#### [DIRECTIONS FOR THIS TASK]
Quote the lines that run from the line containing "Write the Apache ECharts code for this chart." down to the line containing "fraction of A.". Include both of those lines, reproduce each exactly, and omit everything else.

## BEGIN MATERIAL PROVIDED

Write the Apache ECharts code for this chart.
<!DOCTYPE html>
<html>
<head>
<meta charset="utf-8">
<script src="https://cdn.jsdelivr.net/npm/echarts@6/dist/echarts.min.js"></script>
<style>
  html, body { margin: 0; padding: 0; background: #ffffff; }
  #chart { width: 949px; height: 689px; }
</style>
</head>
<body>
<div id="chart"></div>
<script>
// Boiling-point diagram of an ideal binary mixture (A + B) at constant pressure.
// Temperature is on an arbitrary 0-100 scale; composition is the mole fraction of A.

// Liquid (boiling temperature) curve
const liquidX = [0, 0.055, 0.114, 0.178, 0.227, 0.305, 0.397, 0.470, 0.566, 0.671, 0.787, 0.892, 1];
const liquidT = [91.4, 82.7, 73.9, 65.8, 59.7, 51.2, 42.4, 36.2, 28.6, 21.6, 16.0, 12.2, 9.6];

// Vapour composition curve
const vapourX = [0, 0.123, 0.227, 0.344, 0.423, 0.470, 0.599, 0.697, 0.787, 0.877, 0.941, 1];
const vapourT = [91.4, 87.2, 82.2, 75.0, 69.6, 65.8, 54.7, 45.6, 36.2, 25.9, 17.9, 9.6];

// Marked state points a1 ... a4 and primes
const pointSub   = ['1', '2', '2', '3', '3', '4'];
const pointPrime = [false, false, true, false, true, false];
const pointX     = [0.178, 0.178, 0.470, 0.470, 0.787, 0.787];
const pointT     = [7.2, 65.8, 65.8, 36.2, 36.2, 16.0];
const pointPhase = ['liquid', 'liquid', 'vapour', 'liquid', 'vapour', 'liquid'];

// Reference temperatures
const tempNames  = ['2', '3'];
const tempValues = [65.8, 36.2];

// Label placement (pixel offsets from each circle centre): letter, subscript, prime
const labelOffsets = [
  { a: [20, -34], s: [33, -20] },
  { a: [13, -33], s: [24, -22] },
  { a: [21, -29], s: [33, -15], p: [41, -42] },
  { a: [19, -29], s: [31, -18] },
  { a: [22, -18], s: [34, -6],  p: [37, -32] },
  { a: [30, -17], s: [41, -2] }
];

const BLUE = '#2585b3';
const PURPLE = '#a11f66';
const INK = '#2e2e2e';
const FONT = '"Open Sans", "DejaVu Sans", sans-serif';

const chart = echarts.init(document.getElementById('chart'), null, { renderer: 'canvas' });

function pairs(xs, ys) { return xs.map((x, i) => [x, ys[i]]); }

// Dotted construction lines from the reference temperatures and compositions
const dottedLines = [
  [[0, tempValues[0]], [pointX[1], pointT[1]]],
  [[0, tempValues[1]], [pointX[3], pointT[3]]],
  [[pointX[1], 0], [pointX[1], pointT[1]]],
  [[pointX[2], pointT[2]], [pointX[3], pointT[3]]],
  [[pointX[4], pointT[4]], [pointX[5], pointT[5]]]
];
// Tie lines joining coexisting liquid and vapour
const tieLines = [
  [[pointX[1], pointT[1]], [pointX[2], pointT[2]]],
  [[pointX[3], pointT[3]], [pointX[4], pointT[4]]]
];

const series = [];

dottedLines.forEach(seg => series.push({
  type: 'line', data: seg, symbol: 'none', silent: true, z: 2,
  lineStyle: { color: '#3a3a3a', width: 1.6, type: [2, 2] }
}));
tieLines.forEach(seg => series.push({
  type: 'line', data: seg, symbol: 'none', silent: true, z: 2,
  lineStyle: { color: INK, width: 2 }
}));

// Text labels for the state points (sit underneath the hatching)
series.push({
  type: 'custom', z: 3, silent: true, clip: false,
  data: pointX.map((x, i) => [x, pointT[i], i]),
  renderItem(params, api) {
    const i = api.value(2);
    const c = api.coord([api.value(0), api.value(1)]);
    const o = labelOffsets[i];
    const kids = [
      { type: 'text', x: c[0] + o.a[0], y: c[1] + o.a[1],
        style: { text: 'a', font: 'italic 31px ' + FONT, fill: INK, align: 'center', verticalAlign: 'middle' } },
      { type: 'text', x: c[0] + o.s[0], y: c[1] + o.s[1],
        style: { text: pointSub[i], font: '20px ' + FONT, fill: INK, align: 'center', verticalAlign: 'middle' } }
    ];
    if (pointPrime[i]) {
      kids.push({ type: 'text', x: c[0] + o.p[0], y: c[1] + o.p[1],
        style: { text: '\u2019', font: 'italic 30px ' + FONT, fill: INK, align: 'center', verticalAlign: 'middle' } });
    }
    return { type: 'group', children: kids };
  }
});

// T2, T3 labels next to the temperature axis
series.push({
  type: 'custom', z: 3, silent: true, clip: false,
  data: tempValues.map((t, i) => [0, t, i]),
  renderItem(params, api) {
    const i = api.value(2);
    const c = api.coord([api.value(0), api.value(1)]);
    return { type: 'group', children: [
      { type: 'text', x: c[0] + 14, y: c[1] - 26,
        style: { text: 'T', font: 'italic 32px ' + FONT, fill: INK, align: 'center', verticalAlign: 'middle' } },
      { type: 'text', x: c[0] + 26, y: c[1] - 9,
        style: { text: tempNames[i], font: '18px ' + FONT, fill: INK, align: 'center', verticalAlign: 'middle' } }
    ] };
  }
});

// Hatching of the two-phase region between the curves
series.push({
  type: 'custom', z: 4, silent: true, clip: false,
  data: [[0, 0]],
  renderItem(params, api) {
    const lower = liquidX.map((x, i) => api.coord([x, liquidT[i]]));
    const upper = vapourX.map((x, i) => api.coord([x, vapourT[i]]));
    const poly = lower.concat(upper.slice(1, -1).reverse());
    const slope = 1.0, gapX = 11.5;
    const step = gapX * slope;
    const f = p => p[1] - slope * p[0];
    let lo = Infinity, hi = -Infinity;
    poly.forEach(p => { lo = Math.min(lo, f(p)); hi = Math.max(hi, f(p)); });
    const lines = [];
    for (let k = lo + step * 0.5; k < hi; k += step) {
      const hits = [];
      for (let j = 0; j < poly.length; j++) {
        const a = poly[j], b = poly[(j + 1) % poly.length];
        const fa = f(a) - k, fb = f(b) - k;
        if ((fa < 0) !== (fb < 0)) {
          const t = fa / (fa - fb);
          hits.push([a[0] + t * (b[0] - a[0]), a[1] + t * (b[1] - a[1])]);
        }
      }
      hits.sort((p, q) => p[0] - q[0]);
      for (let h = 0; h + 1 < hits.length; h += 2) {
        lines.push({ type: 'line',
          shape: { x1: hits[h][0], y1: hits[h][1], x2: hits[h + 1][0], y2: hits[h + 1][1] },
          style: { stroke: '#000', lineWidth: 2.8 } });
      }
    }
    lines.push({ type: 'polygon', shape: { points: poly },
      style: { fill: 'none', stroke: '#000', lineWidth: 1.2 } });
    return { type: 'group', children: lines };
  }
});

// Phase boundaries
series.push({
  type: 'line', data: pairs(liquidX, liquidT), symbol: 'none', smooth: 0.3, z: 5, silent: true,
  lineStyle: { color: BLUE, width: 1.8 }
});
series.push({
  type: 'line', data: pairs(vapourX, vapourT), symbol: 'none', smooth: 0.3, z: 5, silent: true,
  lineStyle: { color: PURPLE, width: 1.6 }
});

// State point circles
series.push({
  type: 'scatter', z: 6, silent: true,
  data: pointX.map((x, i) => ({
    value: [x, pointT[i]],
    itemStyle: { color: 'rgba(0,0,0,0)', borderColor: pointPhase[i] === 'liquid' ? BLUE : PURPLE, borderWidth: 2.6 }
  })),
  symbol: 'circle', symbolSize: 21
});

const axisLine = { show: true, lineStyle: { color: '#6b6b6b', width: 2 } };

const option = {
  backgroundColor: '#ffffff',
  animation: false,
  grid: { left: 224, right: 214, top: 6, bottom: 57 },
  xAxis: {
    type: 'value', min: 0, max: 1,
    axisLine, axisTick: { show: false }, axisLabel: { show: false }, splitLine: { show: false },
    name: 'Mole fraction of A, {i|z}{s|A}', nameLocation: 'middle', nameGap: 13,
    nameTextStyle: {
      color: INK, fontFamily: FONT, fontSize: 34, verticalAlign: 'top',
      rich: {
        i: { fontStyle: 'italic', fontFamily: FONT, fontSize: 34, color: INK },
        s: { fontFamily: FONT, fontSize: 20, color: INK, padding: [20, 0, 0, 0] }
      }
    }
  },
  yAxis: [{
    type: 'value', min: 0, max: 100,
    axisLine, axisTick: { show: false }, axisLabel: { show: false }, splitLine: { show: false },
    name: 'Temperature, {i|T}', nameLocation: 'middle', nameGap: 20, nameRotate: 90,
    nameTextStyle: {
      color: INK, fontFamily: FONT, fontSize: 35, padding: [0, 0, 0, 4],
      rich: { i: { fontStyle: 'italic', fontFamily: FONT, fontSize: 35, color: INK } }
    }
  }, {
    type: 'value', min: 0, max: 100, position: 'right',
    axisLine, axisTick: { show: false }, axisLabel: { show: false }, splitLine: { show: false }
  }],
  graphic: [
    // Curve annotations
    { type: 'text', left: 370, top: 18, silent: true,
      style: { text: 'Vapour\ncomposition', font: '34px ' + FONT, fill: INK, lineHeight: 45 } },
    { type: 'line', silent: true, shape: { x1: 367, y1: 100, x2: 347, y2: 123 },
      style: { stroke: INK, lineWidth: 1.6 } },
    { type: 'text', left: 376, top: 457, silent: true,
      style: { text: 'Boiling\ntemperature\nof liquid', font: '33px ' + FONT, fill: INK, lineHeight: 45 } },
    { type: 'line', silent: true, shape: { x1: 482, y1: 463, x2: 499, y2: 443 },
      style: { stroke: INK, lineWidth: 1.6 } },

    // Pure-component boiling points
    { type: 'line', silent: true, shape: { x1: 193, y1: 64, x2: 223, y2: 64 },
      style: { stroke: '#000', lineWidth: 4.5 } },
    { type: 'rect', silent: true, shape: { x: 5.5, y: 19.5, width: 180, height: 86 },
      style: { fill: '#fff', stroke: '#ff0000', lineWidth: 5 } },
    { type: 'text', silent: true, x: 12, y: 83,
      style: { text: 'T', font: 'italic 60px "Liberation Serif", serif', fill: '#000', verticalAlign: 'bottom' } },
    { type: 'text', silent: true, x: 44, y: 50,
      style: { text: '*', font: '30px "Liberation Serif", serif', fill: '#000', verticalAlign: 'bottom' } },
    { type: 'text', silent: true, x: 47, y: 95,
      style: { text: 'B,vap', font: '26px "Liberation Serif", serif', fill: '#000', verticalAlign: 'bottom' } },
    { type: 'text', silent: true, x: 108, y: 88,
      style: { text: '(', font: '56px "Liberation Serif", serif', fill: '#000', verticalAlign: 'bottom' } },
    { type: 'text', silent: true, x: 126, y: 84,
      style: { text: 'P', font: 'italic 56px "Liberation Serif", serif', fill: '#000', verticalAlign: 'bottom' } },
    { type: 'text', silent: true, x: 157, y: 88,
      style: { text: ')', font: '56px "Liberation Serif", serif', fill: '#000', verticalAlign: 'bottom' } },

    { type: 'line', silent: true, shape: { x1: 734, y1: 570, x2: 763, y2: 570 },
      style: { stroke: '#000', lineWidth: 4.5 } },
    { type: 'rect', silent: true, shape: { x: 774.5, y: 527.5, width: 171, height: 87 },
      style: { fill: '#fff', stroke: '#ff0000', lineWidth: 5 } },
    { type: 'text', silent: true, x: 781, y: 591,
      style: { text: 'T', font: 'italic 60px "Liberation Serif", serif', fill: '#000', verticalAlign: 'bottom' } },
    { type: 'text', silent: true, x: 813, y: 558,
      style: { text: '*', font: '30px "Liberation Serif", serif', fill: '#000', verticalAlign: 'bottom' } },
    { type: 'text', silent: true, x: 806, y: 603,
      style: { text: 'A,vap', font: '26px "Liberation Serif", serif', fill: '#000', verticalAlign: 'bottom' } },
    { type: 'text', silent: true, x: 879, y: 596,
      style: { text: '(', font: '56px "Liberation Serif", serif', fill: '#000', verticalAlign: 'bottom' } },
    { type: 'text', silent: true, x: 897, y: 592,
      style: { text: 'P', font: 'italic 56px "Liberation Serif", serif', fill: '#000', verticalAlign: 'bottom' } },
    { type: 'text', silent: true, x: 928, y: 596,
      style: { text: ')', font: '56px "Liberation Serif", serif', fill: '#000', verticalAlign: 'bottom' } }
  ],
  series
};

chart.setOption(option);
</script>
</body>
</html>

## END MATERIAL PROVIDED
## BEGIN MATERIAL PROVIDED

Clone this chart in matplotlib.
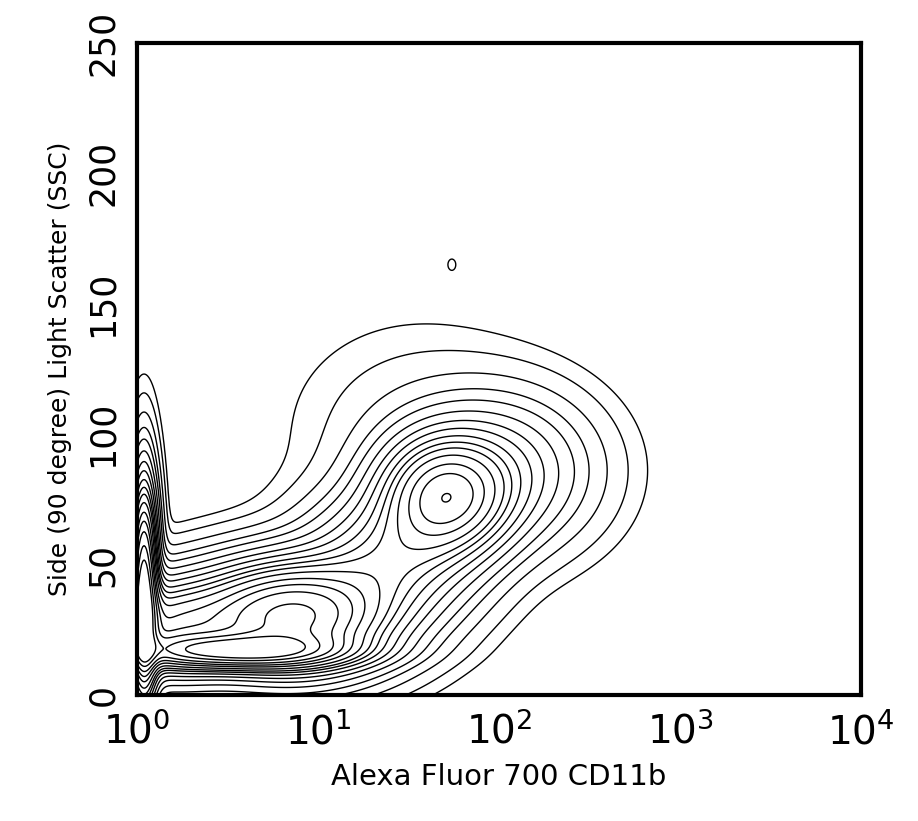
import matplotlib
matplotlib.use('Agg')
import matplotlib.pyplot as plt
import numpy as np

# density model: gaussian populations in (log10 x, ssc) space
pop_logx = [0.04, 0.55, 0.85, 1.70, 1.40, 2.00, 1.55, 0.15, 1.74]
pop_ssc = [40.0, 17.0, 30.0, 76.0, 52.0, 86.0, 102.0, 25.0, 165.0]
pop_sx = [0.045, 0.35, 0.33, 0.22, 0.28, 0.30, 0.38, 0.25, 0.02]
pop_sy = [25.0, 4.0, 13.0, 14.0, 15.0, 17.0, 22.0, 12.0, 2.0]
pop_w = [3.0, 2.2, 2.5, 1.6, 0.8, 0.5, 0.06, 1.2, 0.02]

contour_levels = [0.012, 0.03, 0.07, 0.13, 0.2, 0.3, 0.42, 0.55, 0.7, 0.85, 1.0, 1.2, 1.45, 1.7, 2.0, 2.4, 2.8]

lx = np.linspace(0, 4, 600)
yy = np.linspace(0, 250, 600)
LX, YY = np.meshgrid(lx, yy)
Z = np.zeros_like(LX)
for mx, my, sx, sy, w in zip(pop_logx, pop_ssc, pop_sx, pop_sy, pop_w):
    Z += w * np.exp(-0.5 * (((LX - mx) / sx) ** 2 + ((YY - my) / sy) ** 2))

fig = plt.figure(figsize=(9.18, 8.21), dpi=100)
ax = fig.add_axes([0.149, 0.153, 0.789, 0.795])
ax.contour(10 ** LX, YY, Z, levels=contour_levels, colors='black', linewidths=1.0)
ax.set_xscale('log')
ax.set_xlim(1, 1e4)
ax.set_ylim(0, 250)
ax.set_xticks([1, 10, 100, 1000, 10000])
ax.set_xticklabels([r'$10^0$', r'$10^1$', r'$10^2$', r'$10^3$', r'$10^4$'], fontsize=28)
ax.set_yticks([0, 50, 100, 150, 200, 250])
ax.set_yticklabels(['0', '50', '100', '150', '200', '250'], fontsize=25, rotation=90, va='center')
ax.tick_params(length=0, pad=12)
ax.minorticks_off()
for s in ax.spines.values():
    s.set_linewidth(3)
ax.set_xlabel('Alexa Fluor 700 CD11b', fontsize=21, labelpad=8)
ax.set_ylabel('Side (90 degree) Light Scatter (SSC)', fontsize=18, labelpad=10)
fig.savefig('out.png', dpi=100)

## END MATERIAL PROVIDED
## BEGIN MATERIAL PROVIDED

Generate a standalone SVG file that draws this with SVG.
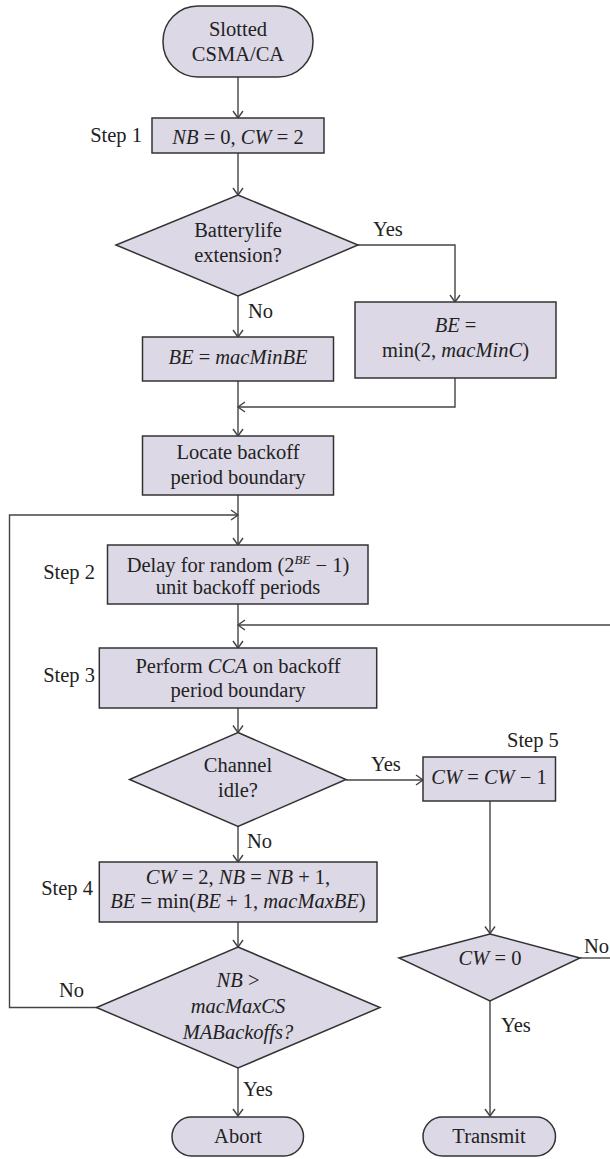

## END MATERIAL PROVIDED

#### [ANSWER IN FULL]
Write the Apache ECharts code for this chart.
<!DOCTYPE html>
<html>
<head>
<meta charset="utf-8">
<script src="https://cdn.jsdelivr.net/npm/echarts@6/dist/echarts.min.js"></script>
<style>
  html, body { margin: 0; padding: 0; background: #ffffff; }
  #chart { width: 949px; height: 689px; }
</style>
</head>
<body>
<div id="chart"></div>
<script>
// Boiling-point diagram of an ideal binary mixture (A + B) at constant pressure.
// Temperature is on an arbitrary 0-100 scale; composition is the mole fraction of A.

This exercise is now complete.